Nuestro Señor Jesús en muchas ocasiones tuvo encuentros maravillosos con las mujeres. Encuentros que lo transformaron. La mujer sirofenicia, la hemorroisa y hasta su madre, la Virgen María. Las tres, con sus peticiones y casi demandas, ampliaron los márgenes del pensar y actuar de Jesús. Hoy nos acercaremos a la hemorroisa.
Hoy, Jesús se encuentra con una mujer que lo sorprende. La mujer no tiene nombre. Ella también podría ser una de nosotras, de nosotros. Es una mujer enferma, socialmente marcada, no podía ser esposa, ni madre, con lo que su identidad de mujer judía se veía dolorosamente afectada. ¿Su enfermedad? Un flujo de sangre. Debido a ello se le consideraba impura, sangre y muerte ¡eran factores de exclusión! alejada del Templo y de Dios. Socialmente, era considerada un peligro público, rechazada casi instintivamente. Esta mujer está sola, separada de su familia, de sus seres queridos, de las relaciones de amistad que tuvo alguna vez. Una mujer profundamente herida en lo físico, en lo social y en lo espiritual.
Ella escucho hablar de Jesús y acude a él. A escondidas. Descarta las enseñanzas que sobre Dios había recibido. No tiene nada qué ofrecer a Jesús, más que su fe. Y en un acto de valor y audacia, convencida de que será salvada, desafía, transgrede las normas. Con total conciencia, extiende su mano y toca el manto Jesús. Nada más tocarle, siente la fuerza sanadora en su carne, en su cuerpo.
Jesús reacciona, se voltea y, al verla, con ternura y misericordia, le dice: «¡Ánimo, hija! Tu fe te ha curado.» No le reclama que ahora él es impuro porque le tocó. Es su fe en Jesús lo que la impulsa y gana confianza en sí misma para superar la adversidad.
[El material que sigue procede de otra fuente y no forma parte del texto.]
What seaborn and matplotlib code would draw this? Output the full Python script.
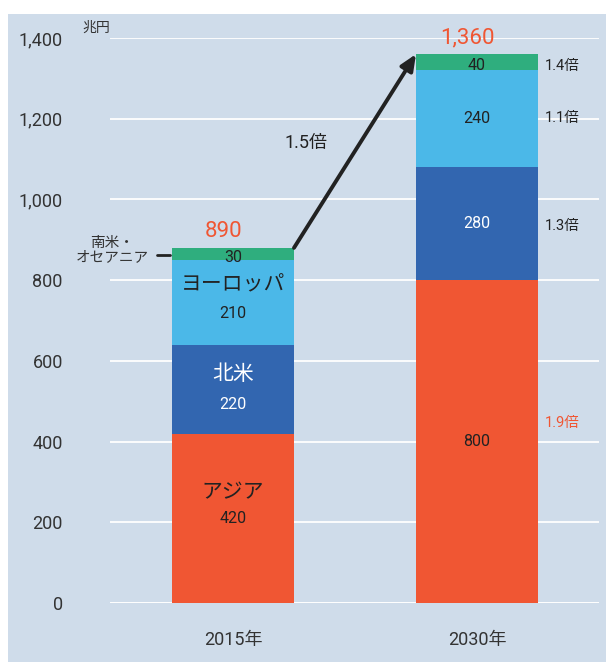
import matplotlib
matplotlib.use("Agg")
import matplotlib.pyplot as plt
import seaborn as sns
import pandas as pd
from matplotlib.patches import Rectangle

years = ["2015年", "2030年"]
regions = ["アジア", "北米", "ヨーロッパ", "南米・オセアニア"]
asia = [420, 800]
north_america = [220, 280]
europe = [210, 240]
south_oceania = [30, 40]
totals = ["890", "1,360"]
growth = ["1.9倍", "1.3倍", "1.1倍", "1.4倍"]
overall_growth = "1.5倍"
colors = ["#f05633", "#3266b0", "#4bb8e8", "#2fae7e"]
bg = "#cfdcea"

sns.set_theme(style="white")
plt.rcParams['font.family'] = ['Roboto', 'Noto Sans CJK JP', 'DejaVu Sans']

df = pd.DataFrame({"year": years, "アジア": asia, "北米": north_america,
                   "ヨーロッパ": europe, "南米・オセアニア": south_oceania})
cum = df[regions].cumsum(axis=1)
cum["year"] = df["year"]

fig = plt.figure(figsize=(6.06, 6.63), dpi=100)
fig.patch.set_facecolor("white")
fig.patches.append(Rectangle((8 / 606, 1 / 663), 1 - 8 / 606, (662 - 14) / 663,
                             transform=fig.transFigure, facecolor=bg,
                             edgecolor="none", zorder=-10))
ax = fig.add_axes([110 / 606, 60 / 663, 489 / 606, 565 / 663])
ax.set_facecolor("none")

# draw from the top layer down so each bar covers the one behind
for reg, col in reversed(list(zip(regions, colors))):
    sns.barplot(data=cum, x="year", y=reg, order=years, color=col,
                width=0.5, saturation=1, edgecolor="none", ax=ax, zorder=3)

ax.set_ylim(0, 1400)
ax.set_xlim(-0.504, 1.5)
ax.set_yticks(range(0, 1401, 200))
ax.set_yticklabels([f"{v:,}" for v in range(0, 1401, 200)], fontsize=13, color="#333333")
ax.yaxis.grid(True, color="white", lw=1.3, zorder=1)
ax.set_axisbelow(True)
for s in ax.spines.values():
    s.set_visible(False)
ax.tick_params(axis="y", length=0, pad=34)
ax.tick_params(axis="x", length=0, pad=20)
ax.set_xticks([0, 1])
ax.set_xticklabels(years, fontsize=13, color="#333333")
ax.set_xlabel("")
ax.set_ylabel("")
ax.axhline(0, color="white", lw=2, zorder=2)

ax.text(-0.56, 1425, "兆円", fontsize=10, color="#333333", ha="center", va="center")

dark = "#222222"
seg_vals = [asia, north_america, europe, south_oceania]
# offsets (data units) of the region name and value inside the 2015 bar
name_off = [62, 37, 42]
val_off = [0, -37, -27]
base = [0, 0]
for i, vals in enumerate(seg_vals):
    for j in range(2):
        mid = base[j] + vals[j] / 2
        tc = "white" if i == 1 else dark
        if j == 0 and i < 3:
            ax.text(j, mid + name_off[i], regions[i], ha="center", va="center", fontsize=15, color=tc, zorder=5)
            ax.text(j, mid + val_off[i], str(vals[j]), ha="center", va="center", fontsize=11.5, color=tc, zorder=5)
        elif i == 3:
            ax.text(j, mid - 9, str(vals[j]), ha="center", va="center", fontsize=11.5, color=dark, zorder=5)
        else:
            ax.text(j, mid, str(vals[j]), ha="center", va="center", fontsize=11.5, color=tc, zorder=5)
    base = [base[k] + vals[k] for k in range(2)]

ax.text(-0.496, base[0] - 5, "南米・\nオセアニア", ha="center", va="center",
        fontsize=10.5, color="#333333", linespacing=1.05, zorder=5)
ax.plot([-0.31, -0.258], [base[0] - 18, base[0] - 18], color=dark, lw=2, zorder=5,
        clip_on=False)

for j in range(2):
    ax.text(j - 0.04, base[j] + 15, totals[j], ha="center", va="bottom", fontsize=16,
            color="#f05633", zorder=5)

# growth ratios on the right of the 2030 bar
ratio_off = [46, -6, 2, -10]
base2 = 0
for i, vals in enumerate(seg_vals):
    mid = base2 + vals[1] / 2 + ratio_off[i]
    ax.text(1.279, mid, growth[i], ha="left", va="center", fontsize=10.5,
            color="#f05633" if i == 0 else dark, zorder=5)
    base2 += vals[1]

ax.annotate("", xy=(0.75, base[1]), xytext=(0.25, base[0]),
            arrowprops=dict(arrowstyle="-|>,head_length=0.8,head_width=0.35",
                            color="#222222", lw=2.8, shrinkA=0, shrinkB=0), zorder=6)
ax.text(0.3, 1140, overall_growth, ha="center", va="center", fontsize=13, color=dark)

fig.savefig("out.png", dpi=100)
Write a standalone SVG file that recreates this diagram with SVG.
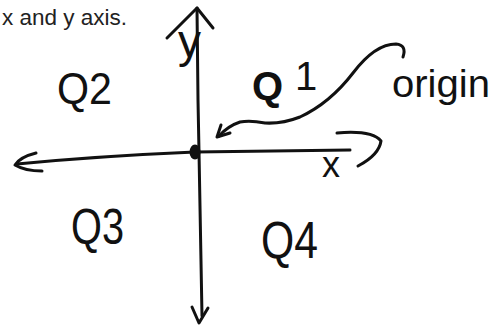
<svg xmlns="http://www.w3.org/2000/svg" width="501" height="327" viewBox="0 0 501 327">
<style>
.ln{fill:none;stroke:#111;stroke-width:3;stroke-linecap:round;stroke-linejoin:round}
.hw{font-family:"Liberation Sans","DejaVu Sans",sans-serif;fill:#111}
</style>
<rect width="501" height="327" fill="#fff"/>
<text x="2" y="25" font-family="'Liberation Sans',Arial,sans-serif" font-size="22.5" fill="#222">x and y axis.</text>
<g id="axes">
<path class="ln" d="M197,8 L198,100 L199,152 L202,316"/>
<path class="ln" d="M167,38 L197,8 L213,28"/>
<path class="ln" d="M192,307 L199,323 L208,308"/>
<path class="ln" d="M17,164 Q100,156 195,152 L350,150"/>
<path class="ln" d="M36,153 Q20,157 15,165 Q25,171 42,171"/>
<path class="ln" d="M337,133 Q372,130 381,141 Q379,155 358,166"/>
<ellipse cx="195" cy="152" rx="5.5" ry="7.5" fill="#111"/>
</g>
<g id="origin-pointer">
<path class="ln" d="M403,57 Q407,45 396,44 Q375,44 353,73 Q330,103 300,117 Q282,124 265,123 Q250,120 240,122 Q228,126 219,136"/>
<path class="ln" d="M221,125 L217,137 L230,133"/>
</g>
<g id="labels">
<text class="hw" x="178" y="57" font-size="46">y</text>
<text class="hw" x="322" y="177" font-size="36">x</text>
<text class="hw" x="57" y="104" font-size="44" textLength="55" lengthAdjust="spacingAndGlyphs">Q2</text>
<text class="hw" x="252" y="100" font-size="40" font-weight="bold">Q<tspan x="295" y="90" font-weight="normal">1</tspan></text>
<text class="hw" x="392" y="97" font-size="38" textLength="98" lengthAdjust="spacingAndGlyphs">origin</text>
<text class="hw" x="71" y="244" font-size="50" textLength="53" lengthAdjust="spacingAndGlyphs">Q3</text>
<text class="hw" x="261" y="258" font-size="52" textLength="57" lengthAdjust="spacingAndGlyphs">Q4</text>
</g>
</svg>
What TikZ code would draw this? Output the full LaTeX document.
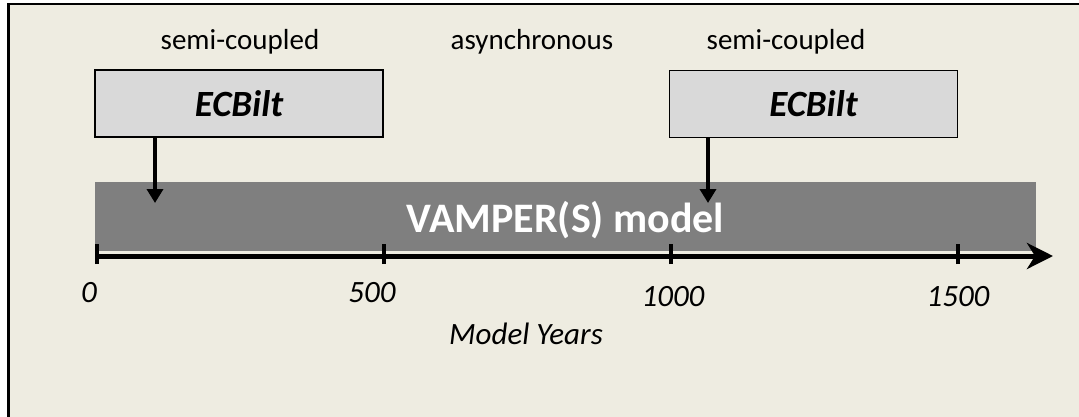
\documentclass[tikz,border=0pt]{standalone}
\usepackage{fontspec}
\setmainfont{Carlito}
\usetikzlibrary{arrows.meta}

\definecolor{paper}{HTML}{EEECE1}
\definecolor{boxgray}{HTML}{D9D9D9}
\definecolor{bargray}{HTML}{7F7F7F}

\begin{document}
\begin{tikzpicture}[x=1pt,y=-1pt,
              >={Triangle[length=14pt,width=16pt]},
              model/.style={draw=black,line width=1.6pt,fill=boxgray,
                minimum width=288pt,minimum height=67pt,
                font=\fontsize{37}{40}\selectfont\bfseries\itshape},
              phase/.style={font=\fontsize{29}{32}\selectfont},
              yearlbl/.style={font=\fontsize{31}{34}\selectfont\itshape},
              couple/.style={draw=black,line width=4.5pt}]
    \clip (0,0) rectangle (1079,416);
    \fill[white] (0,0) rectangle (1079,416);
    \draw[line width=2.5pt,fill=paper] (8.5,4) rectangle (1100,440);

    \node[phase] (p1) at (240,42) {semi-coupled};
    \node[phase] (p2) at (532,42) {asynchronous};
    \node[phase] (p3) at (786,42) {semi-coupled};

    \node[model] (ecb1) at (239,103.5) {ECBilt};
    \node[model] (ecb2) at (813.5,104) {ECBilt};

    \node[fill=bargray,minimum width=941pt,minimum height=69pt,
          text height=41pt,text depth=10pt,
          text=white,font=\fontsize{42}{46}\selectfont\bfseries]
          (vamper) at (565.5,216.5) {VAMPER(S) model};

    % coupling steps
    \coordinate (in1) at (155,203);
    \coordinate (in2) at (708,203);
    \path [->] (ecb1.south -| in1) edge[couple] (in1);
    \path [->] (ecb2.south -| in2) edge[couple] (in2);

    % time axis
    \coordinate (t0) at (97,256);
    \coordinate (tend) at (1053,256);
    \draw[line width=5pt,-{Stealth[length=26pt,width=26pt,inset=8pt]}]
        (t0) -- (tend);
    \foreach \i in {0,...,3}
        \draw[line width=4pt] ([xshift=287*\i pt,yshift=-8pt]t0)
            -- ([xshift=287*\i pt,yshift=12pt]t0);

    \node[yearlbl] (y0) at (89,293) {0};
    \node[yearlbl] (y1) at (372,293) {500};
    \node[yearlbl] (y2) at (673,297) {1000};
    \node[yearlbl] (y3) at (958,297) {1500};
    \node[yearlbl] (axis) at (526,334) {Model Years};
\end{tikzpicture}
\end{document}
Ella enfrenta su propio temor. Doce años con esta enfermedad, doce años de sufrimientos, de tratamientos inútiles, de rechazos, de pérdidas y olvidos, de dolores, de vulnerabilidad, de soledad. Esta mujer luchó por ganar la unidad que se había resquebrajado en su ser, luchó por recobrar su salud. Visitó todos los médicos en busca de su curación. Hizo todo lo que estaba a su alcance. ¡Al final, cuando lo agota todo… es ella quien toca a Jesús!!
¿Y nosotros? Vamos a preguntarnos, ¿cuántos años de dolores acarreamos sobre nuestro cuerpo, sobre nuestra mente, sobre los demás? ¿Cuántos flujos de sangre, cuántas heridas abiertas, que manan sangre, debilitan nuestro cuerpo y nos restan vida?
Queridos hermanos, hoy contamos con un evangelio de gestos y relatos de fe que salva, una fe que se manifiesta no solo con palabras hermosas, sino a través de una elocuente expresión corporal: con cuerpos postrados, brazos extendidos y manos que tocan.